The rules provide that the higher of the value determined basis a book-value formula (FMV1) or the actual consideration (FMV2) shall be considered to be the full value of consideration.
Recently the Central Board of Direct Taxes (“CBDT”) released the much-awaited valuation rules for computing capital gains arising from a slump sale (“Valuation Rules”). The Valuation Rules come on the heels of an amendment made earlier this year via the Finance Act, 2021 requiring capital gains from slump sales to be computed with reference to fair market value (“FMV”) of the undertaking being transferred.
A slump sale has been defined as the transfer of one or more undertakings for a lump sum consideration without assigning values to individual assets. By way of a deeming fiction under the provisions of the Income Tax Act 1961 (“ITA”), profits and gains arising from a slump sale are chargeable to tax as capital gains.1
For purposes of computing capital gains from a slump sale, the net worth of the undertaking is deemed to be the cost of acquisition.2 Prior to the Finance Act, 2021, there was no stipulation regarding the determination of the full value of consideration for computing capital gains in case of slump sales.
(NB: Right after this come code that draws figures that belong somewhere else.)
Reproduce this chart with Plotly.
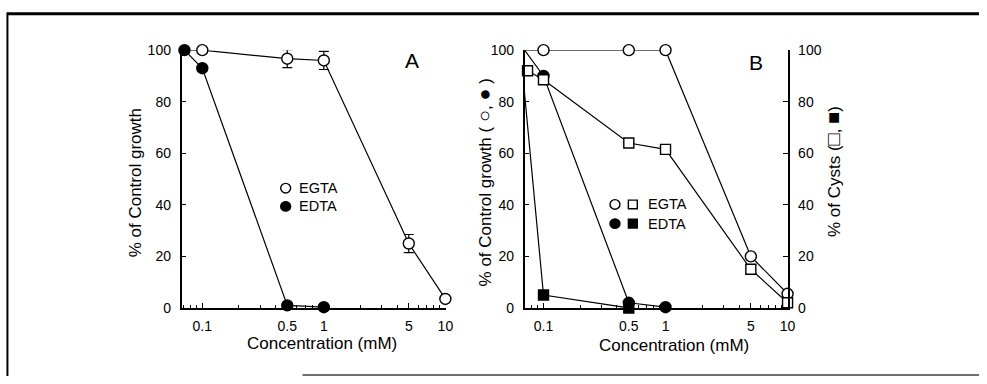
import plotly.graph_objects as go

# ---------------- data ----------------
# Panel A : % of control growth
a_egta_conc = [0.0637, 0.1, 0.5, 1, 5, 10]
a_egta_growth = [100, 100, 96.7, 96, 25, 3.5]
a_egta_err = [0, 0, 3.5, 3.5, 3.5, 0]
a_edta_conc = [0.0713, 0.1, 0.5, 1]
a_edta_growth = [100, 93, 1, 0.3]

# Panel B : % of control growth (circles) and % of cysts (squares)
b_egta_conc = [0.065, 0.1, 0.5, 1, 5, 10]
b_egta_growth = [100, 100, 100, 100, 20, 5.5]
b_edta_conc = [0.070, 0.1, 0.5, 1]
b_edta_growth = [100, 90, 2, 0.3]
b_egta_cyst_conc = [0.074, 0.1, 0.5, 1, 5, 10]
b_egta_cysts = [92, 88.5, 64, 61.5, 15, 2]
b_edta_cyst_conc = [0.067, 0.1, 0.5]
b_edta_cysts = [92.5, 5, 0]

x_tickvals = [0.1, 0.5, 1, 5, 10]
x_ticktext = ["0.1", "0.5", "1", "5", "10"]
x_minor = [0.07, 0.08, 0.09, 0.2, 0.3, 0.4, 0.6, 0.7, 0.8, 0.9, 2, 3, 4, 6, 7, 8, 9]
y_tickvals = [0, 20, 40, 60, 80, 100]

# ---------------- layout helpers ----------------
W, H = 987, 384
def px(x):
    return x / W
def py(y):
    return 1 - y / H

FONT = "Liberation Sans, Arial, DejaVu Sans, sans-serif"
BLACK = "black"

fig = go.Figure()

def line_trace(x, y, xa, ya, symbol, fill, name, err=None, size=11):
    kw = {}
    if err is not None:
        kw["error_y"] = dict(type="data", array=err, color=BLACK, thickness=1.2, width=5)
    fig.add_trace(go.Scatter(
        x=x, y=y, xaxis=xa, yaxis=ya, mode="lines+markers", name=name,
        line=dict(color=BLACK, width=1.2),
        marker=dict(symbol=symbol, size=size, color=fill, line=dict(color=BLACK, width=1.4)),
        cliponaxis=False, showlegend=False, **kw))

# Panel A
line_trace(a_edta_conc, a_edta_growth, "x", "y", "circle", BLACK, "EDTA")
line_trace(a_egta_conc, a_egta_growth, "x", "y", "circle", "white", "EGTA", err=a_egta_err)

# Panel B
line_trace(b_egta_conc, b_egta_growth, "x2", "y2", "circle", "white", "EGTA growth")
line_trace(b_edta_conc, b_edta_growth, "x2", "y2", "circle", BLACK, "EDTA growth")
line_trace(b_edta_cyst_conc, b_edta_cysts, "x2", "y3", "square", BLACK, "EDTA cysts", size=10)
line_trace(b_egta_cyst_conc, b_egta_cysts, "x2", "y3", "square", "white", "EGTA cysts", size=10)

tickfont = dict(family=FONT, size=14, color=BLACK)

def xaxis_cfg(d0, d1, r0, r1, anchor):
    return dict(
        type="log", domain=[px(d0), px(d1)], range=[r0, r1], anchor=anchor,
        tickmode="array", tickvals=x_tickvals, ticktext=x_ticktext,
        ticks="inside", ticklen=5, tickwidth=1.2, tickcolor=BLACK,
        minor=dict(tickmode="array", tickvals=x_minor, ticks="inside", ticklen=3,
                   tickwidth=1, tickcolor=BLACK, showgrid=False),
        showline=True, linecolor=BLACK, linewidth=1.5, showgrid=False, zeroline=False,
        tickfont=tickfont, ticklabelstandoff=4)

def yaxis_cfg(anchor, side="left"):
    return dict(
        domain=[py(313), py(44)], range=[0, 100], anchor=anchor, side=side,
        tickmode="array", tickvals=y_tickvals,
        ticks="inside", ticklen=5, tickwidth=1.2, tickcolor=BLACK,
        showline=True, linecolor=BLACK, linewidth=1.5, showgrid=False, zeroline=False,
        tickfont=tickfont, ticklabelstandoff=6)

y3 = yaxis_cfg("x2", side="right")
y3["overlaying"] = "y2"

fig.update_layout(
    width=W, height=H, margin=dict(l=0, r=0, t=0, b=0),
    paper_bgcolor="white", plot_bgcolor="rgba(0,0,0,0)",
    font=dict(family=FONT, color=BLACK),
    xaxis=xaxis_cfg(183, 450, -1.171, 1.008, "y"),
    yaxis=yaxis_cfg("x"),
    xaxis2=xaxis_cfg(529, 794, -1.154, 1.0, "y2"),
    yaxis2=yaxis_cfg("x2"),
    yaxis3=y3,
    showlegend=False,
)

ann = []
def text(x, y, s, size=17, angle=0, xanchor="center"):
    ann.append(dict(x=px(x), y=py(y), xref="paper", yref="paper", text=s,
                    showarrow=False, textangle=angle, xanchor=xanchor, yanchor="middle",
                    font=dict(family=FONT, size=size, color=BLACK)))

def big(s):
    return '<span style="font-size:20px">' + s + '</span>'

# axis titles
text(325, 350, "Concentration (mM)")
text(680, 352, "Concentration (mM)")
text(137, 182, "% of Control growth", angle=-90)
text(488, 182, "% of Control growth ( " + big("○") + ", " + big("●") + " )", angle=-90)
text(840, 171, "% of Cysts (" + big("□") + ", " + big("■") + ")", angle=-90)
# panel letters
text(415, 55, "A", size=21)
text(762, 57, "B", size=21)
# legends text
text(299, 188, "EGTA", size=14.5, xanchor="left")
text(299, 207, "EDTA", size=14.5, xanchor="left")
text(651, 205, "EGTA", size=14.5, xanchor="left")
text(651, 225, "EDTA", size=14.5, xanchor="left")
fig.update_layout(annotations=ann)

shapes = []
def sym(kind, cx, cy, filled, r=5):
    shapes.append(dict(type=kind, xref="paper", yref="paper",
                       x0=px(cx - r), x1=px(cx + r), y0=py(cy + r), y1=py(cy - r),
                       line=dict(color=BLACK, width=1.4),
                       fillcolor=BLACK if filled else "white"))
sym("circle", 288, 188, False)
sym("circle", 288, 207, True)
sym("circle", 620, 205, False)
sym("rect", 638, 205, False, r=4.5)
sym("circle", 620, 225, True)
sym("rect", 638, 225, True, r=4.5)

# outer frame (top, left, bottom)
shapes.append(dict(type="line", xref="paper", yref="paper", x0=px(7), x1=1, y0=py(6), y1=py(6),
                   line=dict(color=BLACK, width=3)))
shapes.append(dict(type="line", xref="paper", yref="paper", x0=px(7.5), x1=px(7.5), y0=py(5), y1=0,
                   line=dict(color=BLACK, width=2)))
shapes.append(dict(type="line", xref="paper", yref="paper", x0=px(305), x1=1, y0=py(383), y1=py(383),
                   line=dict(color="#707070", width=2)))
fig.update_layout(shapes=shapes)

fig.write_html("out.html")
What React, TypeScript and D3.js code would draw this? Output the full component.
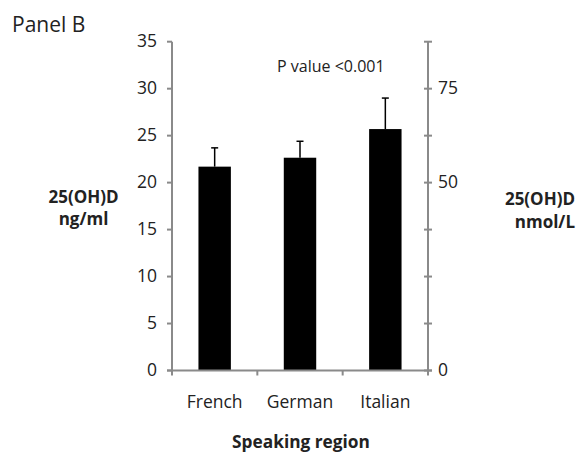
import React from "react";
import * as d3 from "d3";

// Mean 25(OH)D (ng/ml) by speaking region, with upper error
const regions = ["French", "German", "Italian"];
const means = [21.7, 22.65, 25.7];
const errors = [2.0, 1.75, 3.3];

const leftTicks = [0, 5, 10, 15, 20, 25, 30, 35];
const rightTicks = [0, 12.5, 25, 37.5, 50, 62.5, 75, 87.5];
const rightLabels = [0, 50, 75];
const NMOL_PER_NG = 2.5;

const FONT = "'Open Sans', 'DejaVu Sans', sans-serif";
const AXIS = "#8a8a8a";

export default function App() {
  const width = 582;
  const height = 452;
  const x0 = 172;
  const x1 = 428;
  const yTop = 41.7;
  const yBottom = 370.5;

  const y = d3.scaleLinear().domain([0, 35]).range([yBottom, yTop]);
  const yR = d3.scaleLinear().domain([0, 35 * NMOL_PER_NG]).range([yBottom, yTop]);
  const x = d3
    .scaleBand<string>()
    .domain(regions)
    .range([x0, x1])
    .paddingInner(0.62)
    .paddingOuter(0.31);
  const step = x.step();

  return (
    <svg
      width={width}
      height={height}
      style={{ position: "absolute", left: 0, top: 0, background: "#fff" }}
      fontFamily={FONT}
    >
      <text x={12} y={32} fontSize={21} fill="#222">
        Panel B
      </text>

      {/* bars */}
      {regions.map((r, i) => (
        <rect
          key={r}
          x={x(r)}
          y={y(means[i])}
          width={x.bandwidth()}
          height={yBottom - y(means[i])}
          fill="#000"
        />
      ))}

      {/* error bars (upper only) */}
      {regions.map((r, i) => {
        const cx = (x(r) ?? 0) + x.bandwidth() / 2;
        const top = y(means[i] + errors[i]);
        return (
          <g key={r} stroke="#000" strokeWidth={1.5}>
            <line x1={cx} x2={cx} y1={y(means[i])} y2={top} />
            <line x1={cx - 3.5} x2={cx + 3.5} y1={top} y2={top} />
          </g>
        );
      })}

      {/* left axis */}
      <line x1={x0} x2={x0} y1={yTop} y2={yBottom} stroke={AXIS} strokeWidth={2} />
      {leftTicks.map((t) => (
        <g key={t}>
          <line x1={x0 - 5} x2={x0} y1={y(t)} y2={y(t)} stroke={AXIS} strokeWidth={2} />
          <text
            x={x0 - 15}
            y={y(t) + 1}
            fontSize={17.5}
            textAnchor="end"
            dominantBaseline="middle"
            fill="#222"
          >
            {t}
          </text>
        </g>
      ))}

      {/* right axis */}
      <line x1={x1} x2={x1} y1={yTop} y2={yBottom} stroke={AXIS} strokeWidth={2} />
      {rightTicks.map((t) => (
        <line
          key={t}
          x1={x1 - 4}
          x2={x1 + 4}
          y1={yR(t)}
          y2={yR(t)}
          stroke={AXIS}
          strokeWidth={2}
        />
      ))}
      {rightLabels.map((t) => (
        <text
          key={t}
          x={x1 + 10}
          y={yR(t) + 1}
          fontSize={17.5}
          dominantBaseline="middle"
          fill="#222"
        >
          {t}
        </text>
      ))}

      {/* x axis */}
      <line x1={x0 - 5} x2={x1 + 4} y1={yBottom} y2={yBottom} stroke={AXIS} strokeWidth={2} />
      {d3.range(regions.length + 1).map((k) => (
        <line
          key={k}
          x1={x0 + k * step}
          x2={x0 + k * step}
          y1={yBottom}
          y2={yBottom + 5}
          stroke={AXIS}
          strokeWidth={2}
        />
      ))}
      {regions.map((r) => (
        <text
          key={r}
          x={(x(r) ?? 0) + x.bandwidth() / 2}
          y={408}
          fontSize={17.5}
          textAnchor="middle"
          fill="#222"
        >
          {r}
        </text>
      ))}

      <text x={301} y={448} fontSize={17.3} fontWeight="bold" textAnchor="middle" fill="#222">
        Speaking region
      </text>

      <text x={277} y={72} fontSize={16} fill="#222">
        P value &lt;0.001
      </text>

      {/* axis titles */}
      <text fontSize={17} fontWeight="bold" textAnchor="middle" fill="#222">
        <tspan x={83.5} y={203}>25(OH)D</tspan>
        <tspan x={83.5} y={225}>ng/ml</tspan>
      </text>
      <text fontSize={17} fontWeight="bold" textAnchor="end" fill="#222">
        <tspan x={575} y={205}>25(OH)D</tspan>
        <tspan x={575} y={228}>nmol/L</tspan>
      </text>
    </svg>
  );
}
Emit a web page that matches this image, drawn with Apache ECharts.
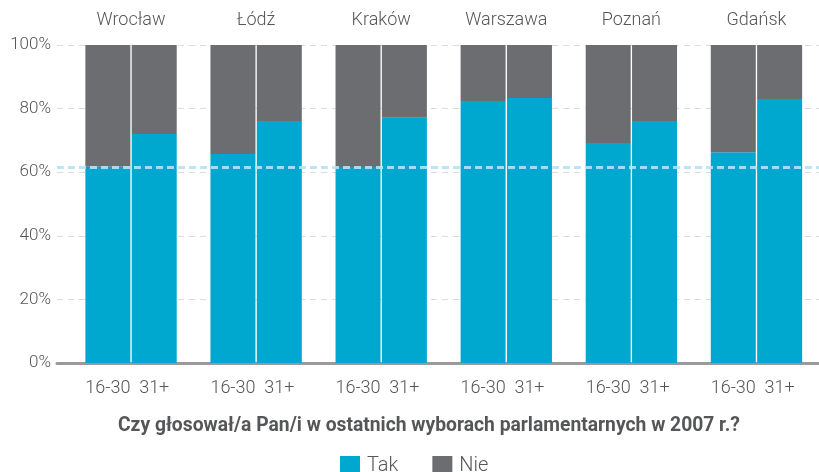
<!DOCTYPE html>
<html>
<head>
<meta charset="utf-8">
<script src="https://cdn.jsdelivr.net/npm/echarts@6/dist/echarts.min.js"></script>
<style>html,body{margin:0;padding:0;background:#fff;}#c{width:819px;height:472px;}</style>
</head>
<body>
<div id="c"></div>
<script>
const cities = ['Wrocław', 'Łódź', 'Kraków', 'Warszawa', 'Poznań', 'Gdańsk'];
const ageGroups = ['16-30', '31+'];
const takYoung = [61.7, 65.7, 61.6, 82.4, 69.2, 66.3];
const takOld = [72.0, 76.1, 77.1, 83.3, 76.1, 83.0];
const nieYoung = [38.3, 34.3, 38.4, 17.6, 30.8, 33.7];
const nieOld = [28.0, 23.9, 22.9, 16.7, 23.9, 17.0];
const avgLine = 61.7;
const yTicks = [0, 20, 40, 60, 80, 100];
const title = 'Czy głosował/a Pan/i w ostatnich wyborach parlamentarnych w 2007 r.?';

const TAK = '#00a8cf';
const NIE = '#6c6d71';
const TXT = '#555658';
const FONT = 'Roboto';

const chart = echarts.init(document.getElementById('c'));

function barSeries(name, data, stack, color, age) {
  const s = {
    name: name, type: 'bar', stack: stack, data: data,
    xAxisIndex: 1, yAxisIndex: 1,
    barWidth: 45, barGap: '3%',
    itemStyle: { color: color },
    emphasis: { disabled: true },
    animation: false
  };
  if (age) {
    s.label = {
      show: true, position: 'bottom', distance: 16,
      formatter: age, color: TXT, fontFamily: FONT, fontWeight: 300, fontSize: 18
    };
  }
  return s;
}

chart.setOption({
  animation: false,
  textStyle: { fontFamily: FONT },
  title: {
    text: title, left: 113, top: 412,
    textStyle: { fontFamily: FONT, fontWeight: 'bold', fontSize: 19.3, color: TXT }
  },
  legend: {
    data: ['Tak', 'Nie'], left: 335, top: 451,
    icon: 'rect', itemWidth: 20, itemHeight: 20, itemGap: 34,
    selectedMode: false,
    textStyle: { fontFamily: FONT, fontWeight: 300, fontSize: 20, color: TXT, padding: [0, 0, 0, 2] }
  },
  grid: [
    { left: 57, right: 0, top: 45, bottom: 109 },
    { left: 68.5, right: -3, top: 45, bottom: 109 }
  ],
  xAxis: [
    { type: 'value', gridIndex: 0, min: 0, max: 1, axisLine: { show: true, onZero: true, lineStyle: { color: '#9a9a9c', width: 3 } },
      axisTick: { show: false }, axisLabel: { show: false }, splitLine: { show: false } },
    { type: 'category', gridIndex: 1, data: cities, position: 'bottom', axisLine: { show: false },
      axisTick: { show: false }, axisLabel: { show: false } },
    { type: 'category', gridIndex: 1, data: cities, position: 'top', axisLine: { show: false },
      axisTick: { show: false },
      axisLabel: { show: true, margin: 16, color: TXT, fontFamily: FONT, fontWeight: 300, fontSize: 18 } }
  ],
  yAxis: [
    { type: 'value', gridIndex: 0, min: 0, max: 100, interval: 20,
      axisLine: { show: false }, axisTick: { show: false },
      axisLabel: { margin: 6, color: TXT, fontFamily: FONT, fontWeight: 300, fontSize: 17,
        formatter: function (v) { return yTicks.indexOf(v) >= 0 ? v + '%' : ''; } },
      splitLine: { show: true, lineStyle: { color: '#dcdcdc', type: [6, 5], width: 1.2 } } },
    { type: 'value', gridIndex: 1, min: 0, max: 100, interval: 20, show: false, splitLine: { show: false } }
  ],
  series: [
    {
      type: 'line', xAxisIndex: 0, yAxisIndex: 0, data: [[0, 0]], symbol: 'none', silent: true,
      lineStyle: { opacity: 0 }, z: 10,
      markLine: {
        silent: true, symbol: 'none', label: { show: false },
        lineStyle: { color: '#b5e3f3', type: [7, 4], width: 3, opacity: 0.9 },
        data: [{ yAxis: avgLine }]
      }
    },
    barSeries('Tak', takYoung, 'a', TAK, ageGroups[0]),
    barSeries('Nie', nieYoung, 'a', NIE),
    barSeries('Tak', takOld, 'b', TAK, ageGroups[1]),
    barSeries('Nie', nieOld, 'b', NIE)
  ]
});
</script>
</body>
</html>
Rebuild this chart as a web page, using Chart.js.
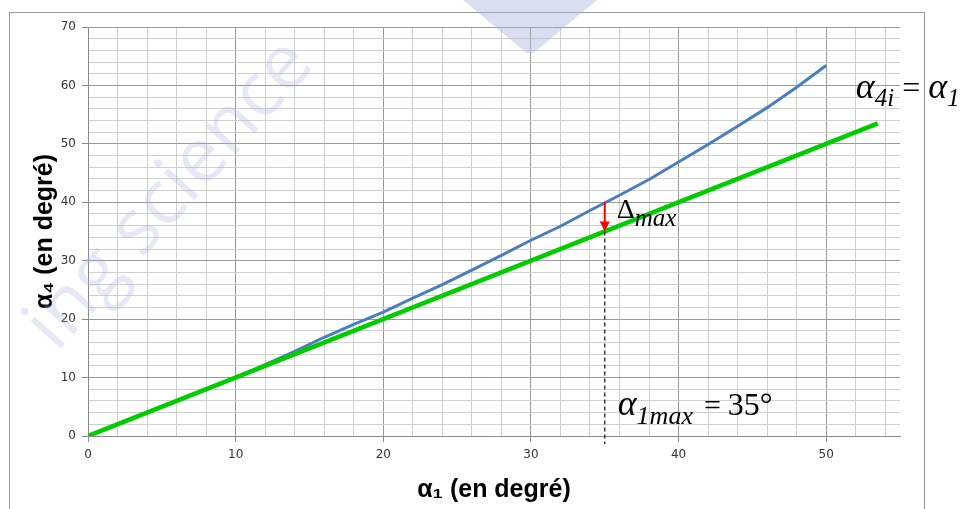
<!DOCTYPE html>
<html>
<head>
<meta charset="utf-8">
<script src="https://cdn.jsdelivr.net/npm/chart.js@4/dist/chart.umd.min.js"></script>
<style>
    html, body { margin: 0; padding: 0; background: #ffffff; }
</style>
</head>
<body>
<canvas id="grafico" width="963" height="509"></canvas>
<script>
// Données
const alpha1 = [0, 2, 4, 6, 8, 10, 12, 14, 16, 18, 20, 22, 24, 26, 28, 30, 32, 34, 36, 38, 40, 42, 44, 46, 48, 50];
const alpha4 = [0, 2.0, 4.0, 6.0, 8.0, 10.0, 12.2, 14.5, 16.9, 19.1, 21.2, 23.6, 25.9, 28.4, 30.9, 33.5, 35.9, 38.6, 41.2, 43.9, 46.9, 49.9, 53.0, 56.2, 59.7, 63.4];

// droite alpha4i = alpha1
const droiteX = [0, 53.5];
const droiteY = [0, 53.5];

// étiquettes des axes
const xLabels = [0, 10, 20, 30, 40, 50];
const yLabels = [0, 10, 20, 30, 40, 50, 60, 70];

// point de l'écart maximal
const alpha1Max = 35;
const alpha4Max = 40;

const couleurMajeure = '#9a9a9a';
const couleurMineure = '#cfcfcf';

function esMajeur(ctx) {
    return ctx.tick && ctx.tick.value % 10 === 0;
}

function dibujarTexto(ctx, x, y, partes) {
    let cx = x;
    partes.forEach(p => {
        cx += p.before || 0;
        ctx.font = (p.italic ? 'italic ' : '') + p.size + 'px "Liberation Serif", "DejaVu Serif", serif';
        ctx.fillText(p.t, cx, y + (p.dy || 0));
        cx += ctx.measureText(p.t).width;
    });
}

// filigrane du site, très pâle
const filigrane = {
    id: 'filigrane',
    beforeDatasetsDraw(chart) {
        const ctx = chart.ctx;
        ctx.save();
        ctx.fillStyle = 'rgba(170, 182, 222, 0.30)';
        ctx.translate(170, 195);
        ctx.rotate(-48 * Math.PI / 180);
        ctx.font = '76px "Open Sans", "DejaVu Sans", sans-serif';
        ctx.textAlign = 'center';
        ctx.textBaseline = 'middle';
        ctx.fillText('ing science', 0, 0);
        ctx.restore();

        ctx.save();
        ctx.fillStyle = 'rgba(170, 182, 222, 0.45)';
        ctx.beginPath();
        ctx.moveTo(463, 0);
        ctx.lineTo(597, 0);
        ctx.lineTo(537, 50);
        ctx.quadraticCurveTo(530, 57, 523, 50);
        ctx.closePath();
        ctx.fill();
        ctx.restore();
    }
};

// cadre, flèche, pointillés et textes
const annotations = {
    id: 'annotations',
    beforeDraw(chart) {
        const ctx = chart.ctx;
        ctx.save();
        ctx.strokeStyle = '#9a9a9a';
        ctx.lineWidth = 1;
        ctx.strokeRect(9.5, 12.5, 915, 520);
        ctx.restore();
    },
    afterDatasetsDraw(chart) {
        const ctx = chart.ctx;
        const x = chart.scales.x;
        const y = chart.scales.y;
        const px = x.getPixelForValue(alpha1Max);
        const pHaut = y.getPixelForValue(alpha4Max);
        const pBas = y.getPixelForValue(alpha1Max);
        const p0 = y.getPixelForValue(0);

        ctx.save();
        // pointillés verticaux
        ctx.strokeStyle = '#3a3a3a';
        ctx.lineWidth = 1.5;
        ctx.setLineDash([4, 3]);
        ctx.beginPath();
        ctx.moveTo(px, pBas);
        ctx.lineTo(px, p0 + 8);
        ctx.stroke();
        ctx.setLineDash([]);

        // flèche rouge
        ctx.strokeStyle = '#ff0000';
        ctx.fillStyle = '#ff0000';
        ctx.lineWidth = 2;
        ctx.beginPath();
        ctx.moveTo(px, pHaut);
        ctx.lineTo(px, pBas - 8);
        ctx.stroke();
        ctx.beginPath();
        ctx.moveTo(px - 5, pBas - 10);
        ctx.lineTo(px + 5, pBas - 10);
        ctx.lineTo(px, pBas);
        ctx.closePath();
        ctx.fill();

        // textes
        ctx.fillStyle = '#000000';
        ctx.textBaseline = 'alphabetic';
        dibujarTexto(ctx, px + 12, pBas - 14, [
            { t: 'Δ', size: 28 },
            { t: 'max', size: 25, italic: true, dy: 8 }
        ]);

        const fx = x.getPixelForValue(droiteX[1]);
        const fy = y.getPixelForValue(droiteY[1]);
        dibujarTexto(ctx, fx - 22, fy - 25, [
            { t: 'α', size: 36, italic: true },
            { t: '4i', size: 25, italic: true, dy: 8 },
            { t: '=', size: 32, before: 8 },
            { t: 'α', size: 36, italic: true, before: 8 },
            { t: '1', size: 25, italic: true, dy: 8 }
        ]);

        dibujarTexto(ctx, px + 13, p0 - 21, [
            { t: 'α', size: 36, italic: true },
            { t: '1max', size: 26, italic: true, dy: 9 },
            { t: '=', size: 30, before: 11 },
            { t: '35°', size: 32, before: 7 }
        ]);
        ctx.restore();
    }
};

new Chart(document.getElementById('grafico'), {
    type: 'scatter',
    data: {
        datasets: [
            {
                label: 'alpha4i = alpha1',
                data: droiteX.map((v, i) => ({ x: v, y: droiteY[i] })),
                showLine: true,
                borderColor: '#00cc00',
                borderWidth: 4.5,
                pointRadius: 0,
                borderCapStyle: 'butt'
            },
            {
                label: 'alpha4',
                data: alpha1.map((v, i) => ({ x: v, y: alpha4[i] })),
                showLine: true,
                borderColor: '#4a7ebb',
                borderWidth: 3,
                pointRadius: 0,
                tension: 0
            }
        ]
    },
    options: {
        responsive: false,
        animation: false,
        layout: {
            padding: { top: 27, right: 63, left: 0, bottom: 0 }
        },
        plugins: {
            legend: { display: false },
            tooltip: { enabled: false }
        },
        scales: {
            x: {
                type: 'linear',
                min: 0,
                max: 55,
                afterFit: scale => { scale.height = 73; },
                ticks: {
                    stepSize: 2,
                    includeBounds: false,
                    autoSkip: false,
                    maxRotation: 0,
                    padding: 6,
                    color: '#333333',
                    font: { family: '"DejaVu Sans", sans-serif', size: 12 },
                    callback: v => xLabels.includes(v) ? v : ''
                },
                grid: {
                    color: ctx => esMajeur(ctx) ? couleurMajeure : couleurMineure,
                    tickColor: ctx => esMajeur(ctx) ? '#8a8a8a' : 'rgba(0,0,0,0)',
                    tickLength: 6,
                    lineWidth: 1
                },
                border: { color: '#8a8a8a', width: 1 },
                title: {
                    display: true,
                    text: 'α₁ (en degré)',
                    color: '#000000',
                    font: { family: '"Liberation Sans", Arial, sans-serif', size: 25, weight: 'bold' },
                    padding: { top: 12 }
                }
            },
            y: {
                type: 'linear',
                min: 0,
                max: 70,
                afterFit: scale => { scale.width = 88; },
                ticks: {
                    stepSize: 2,
                    autoSkip: false,
                    padding: 6,
                    color: '#333333',
                    font: { family: '"DejaVu Sans", sans-serif', size: 12 },
                    callback: v => yLabels.includes(v) ? v : ''
                },
                grid: {
                    color: ctx => esMajeur(ctx) ? couleurMajeure : couleurMineure,
                    tickColor: ctx => esMajeur(ctx) ? '#8a8a8a' : 'rgba(0,0,0,0)',
                    tickLength: 6,
                    lineWidth: 1
                },
                border: { color: '#8a8a8a', width: 1 },
                title: {
                    display: true,
                    text: 'α₄ (en degré)',
                    color: '#000000',
                    font: { family: '"Liberation Sans", Arial, sans-serif', size: 25, weight: 'bold' },
                    padding: { top: 30 }
                }
            }
        }
    },
    plugins: [filigrane, annotations]
});
</script>
</body>
</html>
However, the Finance Act 2021 brought about an amendment in this regard which provides that the full value of consideration shall be deemed to be the FMV of the undertaking to be determined as per prescribed rules (“Amendment”). The rules for determining this FMV is what has been prescribed by the Valuation Rules.
The Valuation Rules provide two methods for determining the FMV and the higher of the two shall be considered to be the FMV. The two methods are:
Book-value based formula (“FMV1”): Broadly under this method, the value is a function of the book value of all the assets (other than jewellery, artistic work, shares, securities and immovable property (“Excluded Assets”)) as reduced by the book value of all the liabilities.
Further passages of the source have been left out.